Picasso: printmaker, British Museum, exhibition review: ‘Worth the effort’

Leaping bulls, 1950 © Succession Picasso, DACS, London 2024

An exhibition of Pablo Picasso’s prints at the British Museum traces the development of the artist’s best-known figurative motifs.

Picasso loved bullfighting and wrestling, so the struggle to get into see this show may have been fitting.

After winding round riot barriers and enduring forensic examination of my cosmetics in a Soviet-style security tent, I eventually located the virtually unsigned exhibition at the top of a flights of stairs.

On presenting my ticket with the time clearly indicated, a security guard told me “everything is closed here”.

I nevertheless persevered (the exhibition was in fact open for another full hour), and the collection of around 100 etchings, engravings, aquatints, drypoints, lithographs and linocuts was worth the effort.

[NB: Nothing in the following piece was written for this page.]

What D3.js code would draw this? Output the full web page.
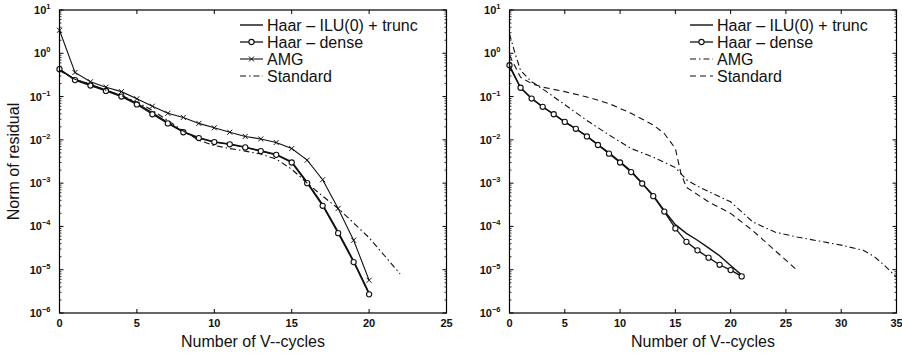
<!DOCTYPE html>
<html>
<head>
<meta charset="utf-8">
<script src="https://cdn.jsdelivr.net/npm/d3@7"></script>
<style>
    body { margin: 0; background: #fff; }
    svg { display: block; font-family: "Liberation Sans", Arial, Helvetica, sans-serif; }
</style>
</head>
<body>
<svg id="chart" width="902" height="355"></svg>
<script>
// ---- data ----
const legendLabels = ["Haar \u2013 ILU(0) + trunc", "Haar \u2013 dense", "AMG", "Standard"];
const xTicksLeft = [0, 5, 10, 15, 20, 25];
const xTicksRight = [0, 5, 10, 15, 20, 25, 30, 35];
const yExponents = [1, 0, -1, -2, -3, -4, -5, -6];

// left panel
const leftIlu = [[0, 0.42], [1, 0.25], [2, 0.19], [3, 0.14], [4, 0.105], [5, 0.07], [6, 0.042], [7, 0.025], [8, 0.0155], [9, 0.0112], [10, 0.009], [11, 0.008], [12, 0.0068], [13, 0.0056], [14, 0.0046], [15, 0.0031], [16, 0.00105], [17, 0.00032], [18, 7.5e-5], [19, 1.6e-5], [20, 2.9e-6]];
const leftDense = [[0, 0.43], [1, 0.24], [2, 0.18], [3, 0.135], [4, 0.10], [5, 0.066], [6, 0.039], [7, 0.024], [8, 0.015], [9, 0.011], [10, 0.0089], [11, 0.0079], [12, 0.0067], [13, 0.0055], [14, 0.0045], [15, 0.003], [16, 0.001], [17, 0.0003], [18, 7e-5], [19, 1.5e-5], [20, 2.7e-6]];
const leftAmg = [[0, 3.4], [1, 0.36], [2, 0.22], [3, 0.165], [4, 0.13], [5, 0.089], [6, 0.06], [7, 0.041], [8, 0.033], [9, 0.024], [10, 0.019], [11, 0.015], [12, 0.012], [13, 0.0105], [14, 0.0087], [15, 0.0063], [16, 0.0034], [17, 0.0012], [18, 0.00026], [19, 4.8e-5], [20, 5.7e-6]];
const leftStandard = [[0, 0.4], [1, 0.25], [2, 0.19], [3, 0.14], [4, 0.105], [5, 0.075], [6, 0.048], [7, 0.028], [8, 0.016], [9, 0.0098], [10, 0.0074], [11, 0.0063], [12, 0.0055], [13, 0.0047], [14, 0.0036], [15, 0.0021], [16, 0.001], [17, 0.0005], [18, 0.00026], [19, 0.00012], [20, 5.5e-5], [21, 2.1e-5], [22, 8e-6]];

// right panel
const rightIlu = [[0, 0.5], [1, 0.16], [2, 0.09], [3, 0.058], [4, 0.039], [5, 0.026], [6, 0.018], [7, 0.0122], [8, 0.0078], [9, 0.005], [10, 0.0031], [11, 0.0019], [12, 0.001], [13, 0.00052], [14, 0.00023], [15, 0.00011], [16, 6.9e-5], [17, 4.8e-5], [18, 3.2e-5], [19, 2.1e-5], [20, 1.25e-5], [21, 7.5e-6]];
const rightDense = [[0, 0.53], [1, 0.16], [2, 0.09], [3, 0.058], [4, 0.039], [5, 0.026], [6, 0.018], [7, 0.012], [8, 0.0076], [9, 0.0048], [10, 0.003], [11, 0.0018], [12, 0.00098], [13, 0.0005], [14, 0.00022], [15, 9e-5], [16, 4.4e-5], [17, 2.8e-5], [18, 1.9e-5], [19, 1.3e-5], [20, 9.8e-6], [21, 7e-6]];
const rightAmg = [[0, 2.8], [0.5, 1.0], [1, 0.4], [2, 0.22], [3, 0.15], [5, 0.065], [7, 0.028], [9, 0.013], [11, 0.0063], [13, 0.004], [15, 0.0023], [16, 0.0012], [17, 0.00085], [20, 0.00037], [22, 0.000127], [24, 7.4e-5], [26, 5.7e-5], [28, 4.6e-5], [30, 3.7e-5], [32, 2.8e-5], [33, 2e-5], [34, 1.2e-5], [35, 6.7e-6]];
const rightStandard = [[0, 0.9], [1, 0.28], [2, 0.2], [3, 0.165], [5, 0.13], [7, 0.098], [9, 0.069], [11, 0.041], [13, 0.022], [14, 0.014], [15, 0.0063], [15.5, 0.0017], [16, 0.0008], [18, 0.00037], [20, 0.0002], [22, 8e-5], [24, 2.8e-5], [26, 9.8e-6]];

const svg = d3.select("#chart");
const plotTop = 10, plotBottom = 313;

const yScale = d3.scaleLog().domain([1e-6, 10]).range([plotBottom, plotTop]);

// minor log ticks 2..9 for every decade
const minorY = [];
for (let e = -6; e < 1; e++) {
    for (let k = 2; k < 10; k++) minorY.push(k * Math.pow(10, e));
}

function drawPanel(x0, x1, xMax, xTicks, series, styles, legendX) {
    const xScale = d3.scaleLinear().domain([0, xMax]).range([x0, x1]);
    const g = svg.append("g");

    const line = d3.line().x(d => xScale(d[0])).y(d => yScale(d[1]));

    series.forEach((s, i) => {
        const st = styles[i];
        g.append("path")
            .datum(s)
            .attr("d", line)
            .attr("fill", "none")
            .attr("stroke", "#111")
            .attr("stroke-width", st.width)
            .attr("stroke-dasharray", st.dash);
        if (st.marker === "circle") {
            g.selectAll(null).data(s).enter().append("circle")
                .attr("cx", d => xScale(d[0]))
                .attr("cy", d => yScale(d[1]))
                .attr("r", 2.6)
                .attr("fill", "#fff")
                .attr("stroke", "#111")
                .attr("stroke-width", 1.1);
        }
        if (st.marker === "x") {
            g.selectAll(null).data(s).enter().append("path")
                .attr("d", d => {
                    const cx = xScale(d[0]), cy = yScale(d[1]), r = 2.5;
                    return `M${cx - r},${cy - r}L${cx + r},${cy + r}M${cx - r},${cy + r}L${cx + r},${cy - r}`;
                })
                .attr("stroke", "#111")
                .attr("stroke-width", 1);
        }
    });

    // frame
    g.append("rect")
        .attr("x", x0).attr("y", plotTop)
        .attr("width", x1 - x0).attr("height", plotBottom - plotTop)
        .attr("fill", "none")
        .attr("stroke", "#000")
        .attr("stroke-width", 1.2);

    // y ticks on both sides
    yExponents.forEach(e => {
        const y = yScale(Math.pow(10, e));
        g.append("line").attr("x1", x0).attr("x2", x0 + 4).attr("y1", y).attr("y2", y).attr("stroke", "#000");
        g.append("line").attr("x1", x1).attr("x2", x1 - 4).attr("y1", y).attr("y2", y).attr("stroke", "#000");
        const t = g.append("text")
            .attr("x", x0 - 9)
            .attr("y", y + 4)
            .attr("text-anchor", "end")
            .attr("font-size", 11)
            .attr("font-weight", "bold")
            .attr("fill", "#111");
        t.append("tspan").text("10");
        t.append("tspan").attr("dy", -5).attr("font-size", 7.5).text(e < 0 ? "\u2212" + (-e) : e);
    });
    minorY.forEach(v => {
        const y = yScale(v);
        g.append("line").attr("x1", x0).attr("x2", x0 + 2).attr("y1", y).attr("y2", y).attr("stroke", "#000").attr("stroke-width", 0.8);
        g.append("line").attr("x1", x1).attr("x2", x1 - 2).attr("y1", y).attr("y2", y).attr("stroke", "#000").attr("stroke-width", 0.8);
    });

    // x ticks top and bottom
    xTicks.forEach(v => {
        const x = xScale(v);
        g.append("line").attr("x1", x).attr("x2", x).attr("y1", plotBottom).attr("y2", plotBottom - 4).attr("stroke", "#000");
        g.append("line").attr("x1", x).attr("x2", x).attr("y1", plotTop).attr("y2", plotTop + 4).attr("stroke", "#000");
        g.append("text")
            .attr("x", x)
            .attr("y", plotBottom + 14)
            .attr("text-anchor", "middle")
            .attr("font-size", 11)
            .attr("font-weight", "bold")
            .attr("fill", "#111")
            .text(v);
    });

    g.append("text")
        .attr("x", (x0 + x1) / 2)
        .attr("y", 347)
        .attr("text-anchor", "middle")
        .attr("font-size", 16)
        .attr("fill", "#111")
        .text("Number of V--cycles");

    // legend
    legendLabels.forEach((lab, i) => {
        const st = styles[i];
        const y = 25 + i * 17;
        g.append("line")
            .attr("x1", legendX).attr("x2", legendX + 23)
            .attr("y1", y).attr("y2", y)
            .attr("stroke", "#111")
            .attr("stroke-width", st.width)
            .attr("stroke-dasharray", st.dash);
        if (st.marker === "circle") {
            g.append("circle").attr("cx", legendX + 11.5).attr("cy", y).attr("r", 2.6)
                .attr("fill", "#fff").attr("stroke", "#111").attr("stroke-width", 1.1);
        }
        if (st.marker === "x") {
            const cx = legendX + 11.5, r = 2.5;
            g.append("path")
                .attr("d", `M${cx - r},${y - r}L${cx + r},${y + r}M${cx - r},${y + r}L${cx + r},${y - r}`)
                .attr("stroke", "#111");
        }
        g.append("text")
            .attr("x", legendX + 27)
            .attr("y", y + 5.5)
            .attr("font-size", 16)
            .attr("fill", "#111")
            .text(lab);
    });
}

const solid = {width: 1.4, dash: null};
const dashDot = {width: 1.1, dash: "6,3,1.5,3"};

drawPanel(59.5, 446.5, 25, xTicksLeft,
    [leftIlu, leftDense, leftAmg, leftStandard],
    [solid, {width: 1.3, dash: null, marker: "circle"}, {width: 1.1, dash: null, marker: "x"}, dashDot],
    240);

drawPanel(509.5, 896.5, 35, xTicksRight,
    [rightIlu, rightDense, rightAmg, rightStandard],
    [solid, {width: 1.3, dash: null, marker: "circle"}, dashDot, {width: 1.1, dash: "6,4"}],
    690);

svg.append("text")
    .attr("transform", `translate(19,${(plotTop + plotBottom) / 2}) rotate(-90)`)
    .attr("text-anchor", "middle")
    .attr("font-size", 16)
    .attr("fill", "#111")
    .text("Norm of residual");
</script>
</body>
</html>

Faun uncovering a woman, 1936 © Succession Picasso, DACS, London 2024

The prints on display date from 1904 to 1971, and they include a selection of the 347 that Picasso made in 1968 at the age of 86.

We see work from the artist’s myth-inspired Vollard Suite as well as images incorporating his fascination with circuses, brothels and animals.

Most interesting of all, perhaps, are those prints that show how his well-known visual imagery developed: studies based on the work of Rembrandt, Cranach the Elder and others, as well as bullfight etchings that prefigure what is perhaps his most famous canvas of all: Guernica.

Picasso’s command of the craft of printmaking is evident throughout, as is his versatility.

A number of the prints have an off-the-cuff look to them, though others embody meticulous attention to detail. They can be read as the backstory to the artistic superstar’s more famous paintings, but many are also masterpieces in their own right.

Picasso: printmaker runs until 30 March 2025 at the British Museum, Great Russell Street, WC1B 3DG.